AIM OF THE EXERCISE - Output the material exactly, but drop every image it holds.

----

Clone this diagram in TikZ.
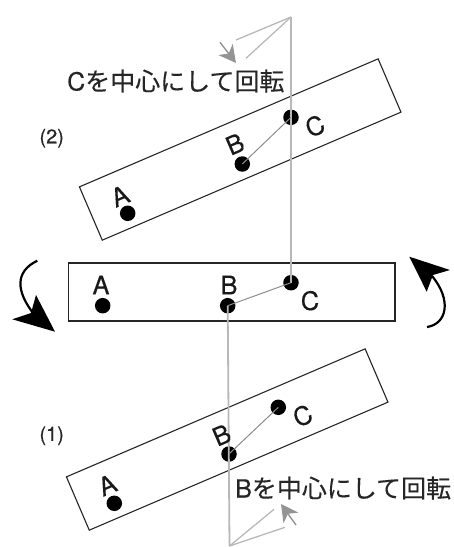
\documentclass[tikz,border=0pt]{standalone}
\usepackage{fontspec}
\setmainfont{TeX Gyre Heros}[FakeBold=0.25]
\newfontfamily\cjkjp{Noto Sans CJK JP}[FakeBold=0.25]
\usetikzlibrary{arrows.meta}
\definecolor{guide}{gray}{0.72}
\definecolor{tipgray}{gray}{0.58}
\tikzset{
  x=1pt,y=-1pt,
  bar/.style={draw=black!85,line width=1.1pt,minimum width=325pt,minimum height=58pt,inner sep=0pt,outer sep=0pt},
  dot/.style={circle,fill=black,inner sep=0pt,minimum size=15.5pt,outer sep=0pt},
  letter/.style={font=\fontsize{25.5}{25.5}\selectfont,inner sep=0pt,text=black!90},
  caption/.style={font=\fontsize{25}{25}\selectfont,inner sep=0pt,text=black!85},
  numlabel/.style={font=\fontsize{20}{20}\selectfont,inner sep=0pt,text=black!85},
  link/.style={draw=black!45,line width=1pt},
  axisthick/.style={draw=guide,line width=2.8pt},
  axisthin/.style={draw=guide,line width=1.8pt},
  fan/.style={draw=guide,line width=1.3pt},
  turn/.style={draw=tipgray,line width=1.4pt,-{Stealth[length=17pt,width=18pt,inset=5pt]}},
  swing/.style={draw=black,line width=2.2pt},
  swinghead/.style={fill=black},
}
\begin{document}
\begin{tikzpicture}
\useasboundingbox (0,0) rectangle (454,547);
% bars
\node[bar,rotate=23.2] (topbar) at (240.2,149.5) {};
\node[bar,minimum width=326.5pt] (midbar) at (231.7,292) {};
\node[bar,rotate=23.2] (lowbar) at (227.2,439.5) {};
% free ends of guide lines
\coordinate (topapex) at (291,17);
\coordinate (lowapex) at (229.5,546);
\coordinate (topfanA) at (236,40);
\coordinate (topfanB) at (246,58.3);
\coordinate (lowfanA) at (274,509.3);
\coordinate (lowfanB) at (285,527.3);
\coordinate (topturnS) at (220,42.3);
\coordinate (topturnE) at (236,63);
\coordinate (lowturnS) at (296,525);
\coordinate (lowturnE) at (281,504);
% dots
\node[dot] (mA) at (102.7,305.7) {};
\node[dot] (mB) at (227.7,305.7) {};
\node[dot] (mC) at (291,282.7) {};
\node[dot] (tA) at (127.7,213.3) {};
\node[dot] (tB) at (242.3,164) {};
\node[dot] (tC) at (291,117.3) {};
\node[dot] (lA) at (114.3,503.3) {};
\node[dot] (lB) at (229,454) {};
\node[dot] (lC) at (278.3,407.3) {};
% guides
\draw[axisthick] (topapex) -- (mC.center);
\draw[axisthin] (mB.center) -- (lowapex);
\draw[fan] (topapex) -- (topfanA);
\draw[fan] (topapex) -- (topfanB);
\draw[fan] (lowapex) -- (lowfanA);
\draw[fan] (lowapex) -- (lowfanB);
\draw[turn] (topturnS) -- (topturnE);
\draw[turn] (lowturnS) -- (lowturnE);
% links
\draw[link] (mB.center) -- (mC.center);
\draw[link] (tB.center) -- (tC.center);
\draw[link] (lB.center) -- (lC.center);
% letters
\node[letter] (mAt) at (101,285) {A};
\node[letter] (mBt) at (229,285) {B};
\node[letter] (mCt) at (310,300.7) {C};
\node[letter,rotate=23.2] (tAt) at (120,196) {A};
\node[letter,rotate=23.2] (tBt) at (235,144) {B};
\node[letter,rotate=23.2] (tCt) at (315,126) {C};
\node[letter,rotate=23.2] (lAt) at (107.3,485) {A};
\node[letter,rotate=23.2] (lBt) at (221.7,435) {B};
\node[letter,rotate=23.2] (lCt) at (302.7,415.7) {C};
% captions
\node[caption,anchor=west] (capC) at (67,81) {C{\cjkjp を中心にして回転}};
\node[caption,anchor=west] (capB) at (235,488) {B{\cjkjp を中心にして回転}};
\node[numlabel] (num2) at (51.7,138.3) {(2)};
\node[numlabel] (num1) at (51.7,435.7) {(1)};
% big rotation arrows
\coordinate (leftS) at (37.3,260.7);
\coordinate (leftT) at (55,331.7);
\coordinate (rightS) at (427,327);
\coordinate (rightT) at (409.3,256.7);
\draw[swing] (leftS) .. controls (14,272) and (17,292) .. (33,313);
\fill[swinghead] (leftT) -- (12.3,319.3) -- (31,313) -- (36,295) -- cycle;
\draw[swing] (rightS) .. controls (447,324) and (452,300) .. (432,276);
\fill[swinghead] (rightT) -- (450,270) -- (433,275) -- (426.7,291.7) -- cycle;
\end{tikzpicture}
\end{document}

----

CORRECT RESULT -
Clone this diagram in TikZ.
\documentclass[tikz,border=0pt]{standalone}
\usepackage{fontspec}
\setmainfont{TeX Gyre Heros}[FakeBold=0.25]
\newfontfamily\cjkjp{Noto Sans CJK JP}[FakeBold=0.25]
\usetikzlibrary{arrows.meta}
\definecolor{guide}{gray}{0.72}
\definecolor{tipgray}{gray}{0.58}
\tikzset{
  x=1pt,y=-1pt,
  bar/.style={draw=black!85,line width=1.1pt,minimum width=325pt,minimum height=58pt,inner sep=0pt,outer sep=0pt},
  dot/.style={circle,fill=black,inner sep=0pt,minimum size=15.5pt,outer sep=0pt},
  letter/.style={font=\fontsize{25.5}{25.5}\selectfont,inner sep=0pt,text=black!90},
  caption/.style={font=\fontsize{25}{25}\selectfont,inner sep=0pt,text=black!85},
  numlabel/.style={font=\fontsize{20}{20}\selectfont,inner sep=0pt,text=black!85},
  link/.style={draw=black!45,line width=1pt},
  axisthick/.style={draw=guide,line width=2.8pt},
  axisthin/.style={draw=guide,line width=1.8pt},
  fan/.style={draw=guide,line width=1.3pt},
  turn/.style={draw=tipgray,line width=1.4pt,-{Stealth[length=17pt,width=18pt,inset=5pt]}},
  swing/.style={draw=black,line width=2.2pt},
  swinghead/.style={fill=black},
}
\begin{document}
\begin{tikzpicture}
\useasboundingbox (0,0) rectangle (454,547);
% bars
\node[bar,rotate=23.2] (topbar) at (240.2,149.5) {};
\node[bar,minimum width=326.5pt] (midbar) at (231.7,292) {};
\node[bar,rotate=23.2] (lowbar) at (227.2,439.5) {};
% free ends of guide lines
\coordinate (topapex) at (291,17);
\coordinate (lowapex) at (229.5,546);
\coordinate (topfanA) at (236,40);
\coordinate (topfanB) at (246,58.3);
\coordinate (lowfanA) at (274,509.3);
\coordinate (lowfanB) at (285,527.3);
\coordinate (topturnS) at (220,42.3);
\coordinate (topturnE) at (236,63);
\coordinate (lowturnS) at (296,525);
\coordinate (lowturnE) at (281,504);
% dots
\node[dot] (mA) at (102.7,305.7) {};
\node[dot] (mB) at (227.7,305.7) {};
\node[dot] (mC) at (291,282.7) {};
\node[dot] (tA) at (127.7,213.3) {};
\node[dot] (tB) at (242.3,164) {};
\node[dot] (tC) at (291,117.3) {};
\node[dot] (lA) at (114.3,503.3) {};
\node[dot] (lB) at (229,454) {};
\node[dot] (lC) at (278.3,407.3) {};
% guides
\draw[axisthick] (topapex) -- (mC.center);
\draw[axisthin] (mB.center) -- (lowapex);
\draw[fan] (topapex) -- (topfanA);
\draw[fan] (topapex) -- (topfanB);
\draw[fan] (lowapex) -- (lowfanA);
\draw[fan] (lowapex) -- (lowfanB);
\draw[turn] (topturnS) -- (topturnE);
\draw[turn] (lowturnS) -- (lowturnE);
% links
\draw[link] (mB.center) -- (mC.center);
\draw[link] (tB.center) -- (tC.center);
\draw[link] (lB.center) -- (lC.center);
% letters
\node[letter] (mAt) at (101,285) {A};
\node[letter] (mBt) at (229,285) {B};
\node[letter] (mCt) at (310,300.7) {C};
\node[letter,rotate=23.2] (tAt) at (120,196) {A};
\node[letter,rotate=23.2] (tBt) at (235,144) {B};
\node[letter,rotate=23.2] (tCt) at (315,126) {C};
\node[letter,rotate=23.2] (lAt) at (107.3,485) {A};
\node[letter,rotate=23.2] (lBt) at (221.7,435) {B};
\node[letter,rotate=23.2] (lCt) at (302.7,415.7) {C};
% captions
\node[caption,anchor=west] (capC) at (67,81) {C{\cjkjp を中心にして回転}};
\node[caption,anchor=west] (capB) at (235,488) {B{\cjkjp を中心にして回転}};
\node[numlabel] (num2) at (51.7,138.3) {(2)};
\node[numlabel] (num1) at (51.7,435.7) {(1)};
% big rotation arrows
\coordinate (leftS) at (37.3,260.7);
\coordinate (leftT) at (55,331.7);
\coordinate (rightS) at (427,327);
\coordinate (rightT) at (409.3,256.7);
\draw[swing] (leftS) .. controls (14,272) and (17,292) .. (33,313);
\fill[swinghead] (leftT) -- (12.3,319.3) -- (31,313) -- (36,295) -- cycle;
\draw[swing] (rightS) .. controls (447,324) and (452,300) .. (432,276);
\fill[swinghead] (rightT) -- (450,270) -- (433,275) -- (426.7,291.7) -- cycle;
\end{tikzpicture}
\end{document}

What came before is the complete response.